Le milliardaire Donald Trump caracole en tête des sondages dans le camp républicain, mais, s'il devait gagner l'investiture, ses positions extrêmes contre les immigrés pourraient venir le hanter pour l'élection présidentielle en 2016.

«Ce que fait Trump c'est du suicide politique», estime Patricio Zamorano, directeur général de la firme de consultants Infoamericas.info.

Depuis le lancement de sa campagne présidentielle en juin, Donald Trump a distancé ses adversaires républicains dans les sondages à coup de déclarations intempestives, notamment sur l'immigration qui s'est érigée comme l'un des thèmes majeurs de ce début de campagne pour l'élection de novembre 2016.

Mais s'il a pu s'attirer de la sympathie chez les conservateurs et la base électorale du parti républicain, certes déterminante pour les primaires, il s'est attiré les foudres de la communauté hispanique.

Or, les Hispaniques représentent la minorité ayant la plus forte expansion aux États-Unis avec quelque 54 millions de personnes.

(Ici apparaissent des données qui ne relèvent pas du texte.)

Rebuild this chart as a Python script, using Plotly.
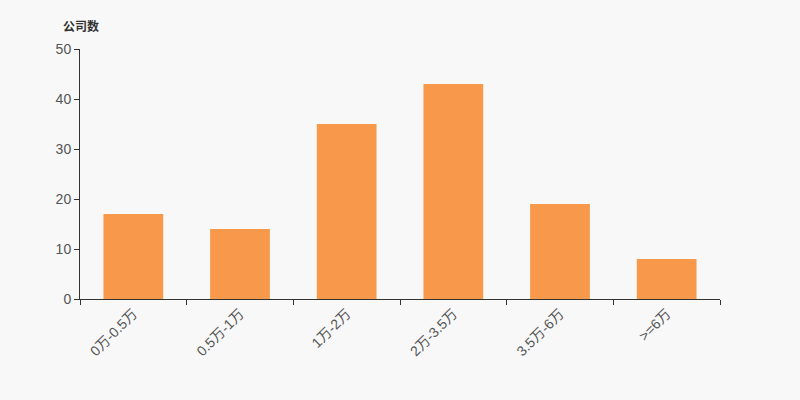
import plotly.graph_objects as go

categories = ["0万-0.5万", "0.5万-1万", "1万-2万", "2万-3.5万", "3.5万-6万", ">=6万"]
counts = [17, 14, 35, 43, 19, 8]
y_ticks = [0, 10, 20, 30, 40, 50]

bg = "#f8f8f8"
fnt = "Liberation Sans, Arial, Noto Sans CJK SC, sans-serif"
fig = go.Figure(go.Bar(x=categories, y=counts, marker=dict(color="#f8984a", line=dict(width=0)),
                       hoverinfo="x+y"))

fig.update_layout(
    width=800, height=400,
    paper_bgcolor=bg, plot_bgcolor=bg,
    margin=dict(l=80, r=80, t=49, b=101),
    bargap=0.44,
    showlegend=False,
    font=dict(family=fnt, size=12, color="#333333"),
    xaxis=dict(
        type="category", tickson="boundaries", ticks="outside", ticklen=5, tickcolor="#333333",
        showline=True, linecolor="#333333", linewidth=1, showgrid=False, tickangle=-45,
        tickfont=dict(size=14, color="#555555"), zeroline=False,
    ),
    yaxis=dict(
        range=[0, 50], tickvals=y_ticks, ticks="outside", ticklen=5, tickcolor="#333333",
        showline=True, linecolor="#333333", linewidth=1, showgrid=False, zeroline=False,
        tickfont=dict(size=14, color="#555555"),
    ),
    annotations=[dict(text="<b>公司数</b>", xref="paper", yref="paper", x=-0.03, y=1.0,
                      xanchor="left", yanchor="bottom", yshift=13, showarrow=False,
                      font=dict(size=12, color="#333333", family="Noto Sans CJK SC, sans-serif"))],
)

fig.write_html("out.html", config={"displayModeBar": False},
               post_script="document.body.style.margin='0';document.body.style.background='#f8f8f8';")
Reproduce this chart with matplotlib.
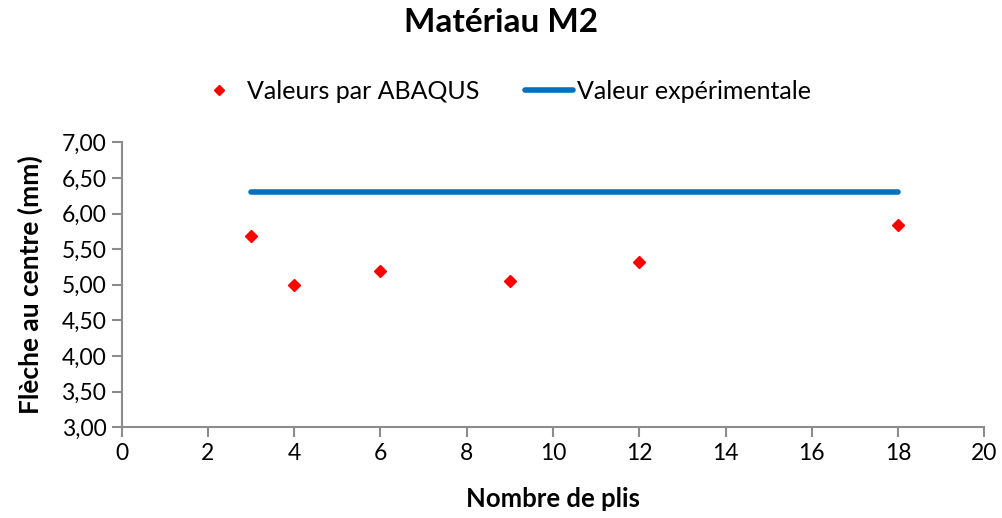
import matplotlib.pyplot as plt
from matplotlib.ticker import FuncFormatter, MultipleLocator

# Flèche au centre pour différents nombres de plis (matériau M2)
plis = [3, 4, 6, 9, 12, 18]
fleche_abaqus = [5.68, 5.00, 5.20, 5.05, 5.32, 5.84]
# Valeur expérimentale, tracée de 3 à 18 plis
plis_exp = [3, 18]
fleche_exp = [6.30, 6.30]

plt.rcParams['font.family'] = ['Lato', 'DejaVu Sans']

fig = plt.figure(figsize=(10.03, 5.18), dpi=100)
ax = fig.add_axes([0.1213, 0.1751, 0.8601, 0.5502])

ax.plot(plis, fleche_abaqus, linestyle='none', marker='D', markersize=6,
        color='#ff0000', label='Valeurs par ABAQUS')
ax.plot(plis_exp, fleche_exp, color='#0070c0', linewidth=4,
        solid_capstyle='round', label='Valeur expérimentale')

ax.set_xlim(0, 20)
ax.set_ylim(3, 7)
ax.xaxis.set_major_locator(MultipleLocator(2))
ax.yaxis.set_major_locator(MultipleLocator(0.5))
ax.yaxis.set_major_formatter(FuncFormatter(lambda v, p: f'{v:.2f}'.replace('.', ',')))

for s in ['top', 'right']:
    ax.spines[s].set_visible(False)
for s in ['left', 'bottom']:
    ax.spines[s].set_color('#8c8c8c')
    ax.spines[s].set_linewidth(1.5)
ax.tick_params(direction='out', length=7, width=1.5, color='#8c8c8c',
               labelsize=16.5, labelcolor='black', pad=4)

ax.set_xlabel('Nombre de plis', fontsize=18.5, fontweight='bold', labelpad=17)
ax.set_ylabel('Flèche au centre (mm)', fontsize=19, fontweight='bold', labelpad=13)
fig.suptitle('Matériau M2', fontsize=24, fontweight='bold', y=0.985)

ax.legend(loc='lower center', bbox_to_anchor=(0.442, 1.06), ncol=2, frameon=False,
          fontsize=18, columnspacing=1.8, handlelength=1.95, handletextpad=0.15,
          markerscale=0.8)

fig.savefig('out.png', dpi=100)
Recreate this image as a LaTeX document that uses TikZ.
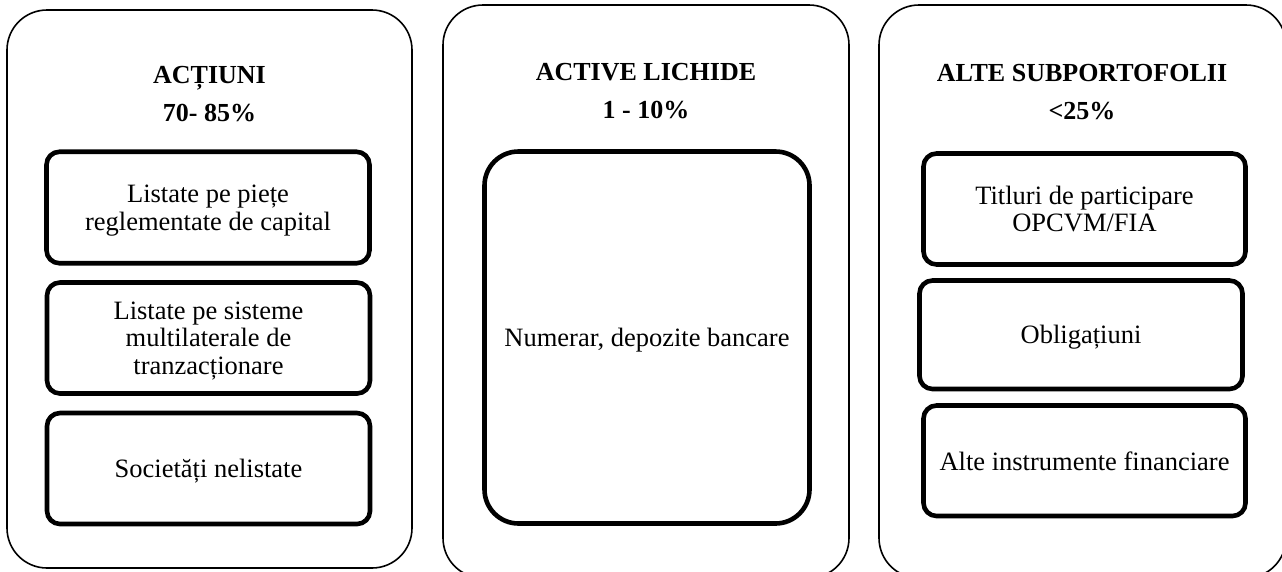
\documentclass[tikz,border=0pt]{standalone}
\usepackage{fontspec}
\setmainfont{Liberation Serif}
\begin{document}
\begin{tikzpicture}[x=1pt, y=-1pt,
  panel/.style={draw, line width=1.6pt, rounded corners=40pt, inner sep=0pt},
  item/.style={draw, line width=4.6pt, rounded corners=13pt, align=center,
    inner sep=0pt, text depth=-6pt, font=\fontsize{26.5}{27.5}\selectfont},
  head/.style={anchor=base, inner sep=0pt, font=\fontsize{26}{28}\selectfont\bfseries}]
\useasboundingbox (0,0) rectangle (1282,571);
\clip (0,0) rectangle (1282,571);

% outer panels
\node[panel, minimum width=405pt, minimum height=558pt] (p1) at (209.5,289) {};
\node[panel, minimum width=406pt, minimum height=573pt] (p2) at (646,291.5) {};
\node[panel, minimum width=407pt, minimum height=573pt] (p3) at (1082.5,291.5) {};

% headings
\node[head] (h1) at (209.5,83) {ACȚIUNI};
\node[head] (h1b) at (209.5,121) {70- 85\%};
\node[head] (h2) at (646,80) {ACTIVE LICHIDE};
\node[head] (h2b) at (646,118) {1 - 10\%};
\node[head] (h3) at (1082,81) {ALTE SUBPORTOFOLII};
\node[head] (h3b) at (1082,119) {<25\%};

% first panel items
\node[item, minimum width=323pt, minimum height=111.5pt] (a1) at (208,207.5)
  {Listate pe piețe\\reglementate de capital};
\node[item, minimum width=323pt, minimum height=111pt] (a2) at (208.5,338)
  {Listate pe sisteme\\multilaterale de\\tranzacționare};
\node[item, minimum width=323pt, minimum height=111pt] (a3) at (208.5,468.5)
  {Societăți nelistate};

% second panel item
\node[item, rounded corners=34pt, minimum width=325pt, minimum height=372pt] (b1) at (647,337.5)
  {Numerar, depozite bancare};

% third panel items
\node[item, minimum width=322pt, minimum height=111pt] (c1) at (1084.5,209)
  {Titluri de participare\\OPCVM/FIA};
\node[item, minimum width=323pt, minimum height=108.5pt] (c2) at (1081,334.75)
  {Obligațiuni};
\node[item, minimum width=322pt, minimum height=110.5pt] (c3) at (1084.5,460.75)
  {Alte instrumente financiare};
\end{tikzpicture}
\end{document}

Ils constituent 11 % de l'électorat.

Les sondeurs de Latino Decisions estiment que pour gagner la présidentielle en 2016, il faudra que les républicains obtiennent 47 % du vote latino, soit le double de ce qu'à obtenu Mitt Romney lors de la présidentielle de 2012.

«Le vote latino sera crucial pour élire le prochain président», assure même M. Zamorano qui parle d'une «stratégie risquée» mise en place par M. Trump.

Selon un récent sondage Gallup, Donald Trump est le moins populaire chez les Hispaniques parmi les 17 candidats républicains à la Maison-Blanche, avec 51 % de personnes disant avoir une image négative du candidat.

«C'est personnel», lance même Jorge Ramos, journaliste d'origine mexicaine de la chaîne Univision, qui a eu maille à partir avec Donald Trump lors d'une récente conférence de presse où il s'est vu prier de sortir de la salle par le candidat.

Pas le seul

Et de nombreuses personnalités de la communauté hispanique ne disent pas autre chose en lançant une campagne, «Basta ya (Ça suffit)».

Le magnat de l'immobilier, 69 ans, s'est notamment illustré en juin par une tirade contre le Mexique en assurant que les immigrés venant illégalement de ce pays étaient des «violeurs».

Il a aussi proposé, s'il était élu, d'expulser les immigrés venus illégalement dans le pays et a promis de construire un mur à la frontière du Mexique et des États-Unis, et de le faire payer par les autorités mexicaines.

M. Trump n'est pas le seul sur ce terrain.

Le gouverneur du New Jersey Chris Christie, lui aussi candidat, a dit vouloir utiliser la technologie de suivi des colis employée par les messageries express comme Fedex pour lutter contre l'immigration clandestine.

Un autre candidat, l'ex-gouverneur de Floride Jeb Bush, qui est marié à une Mexicaine, a lui accusé les immigrés d'abuser de la loi offrant la nationalité américaine aux enfants nés aux États-Unis. Il a utilisé pour cela le terme péjoratif de «bébés d'ancrage», considéré comme insultant par les associations de soutien aux immigrés.

L'ascension de Donald Trump et cette vague anti-immigration suscitent quelques craintes au sein de la hiérarchie du parti républicain, qui se faisait fort de vouloir reconquérir le vote hispanique après les déboires de Mitt Romney en 2012.

Celui-ci s'était attiré les foudres de cette communauté en suggérant que les immigrés illégalement installés dans le pays devaient se porter volontaires pour repartir chez eux.

Pour Michael Cornfield, politologue à l'Université George Washington, personne n'aurait parié sur Donald Trump il y a quelques mois.

«Les candidats, les donateurs, les dirigeants des partis, tous sont sonnés de voir la réaction du public face à Trump. Personne ne s'attendait à le voir durer aussi longtemps et influencer le débat».

Selon lui, «la soudaine et forte ascension d'un candidat anti-immigration est sans précédent dans le contexte d'une course présidentielle» aux États-Unis.

Et «nous n'avons pas encore mesuré l'impact que cela aura sur le discours public, l'élection et les politiques publiques», ajoute-t-il.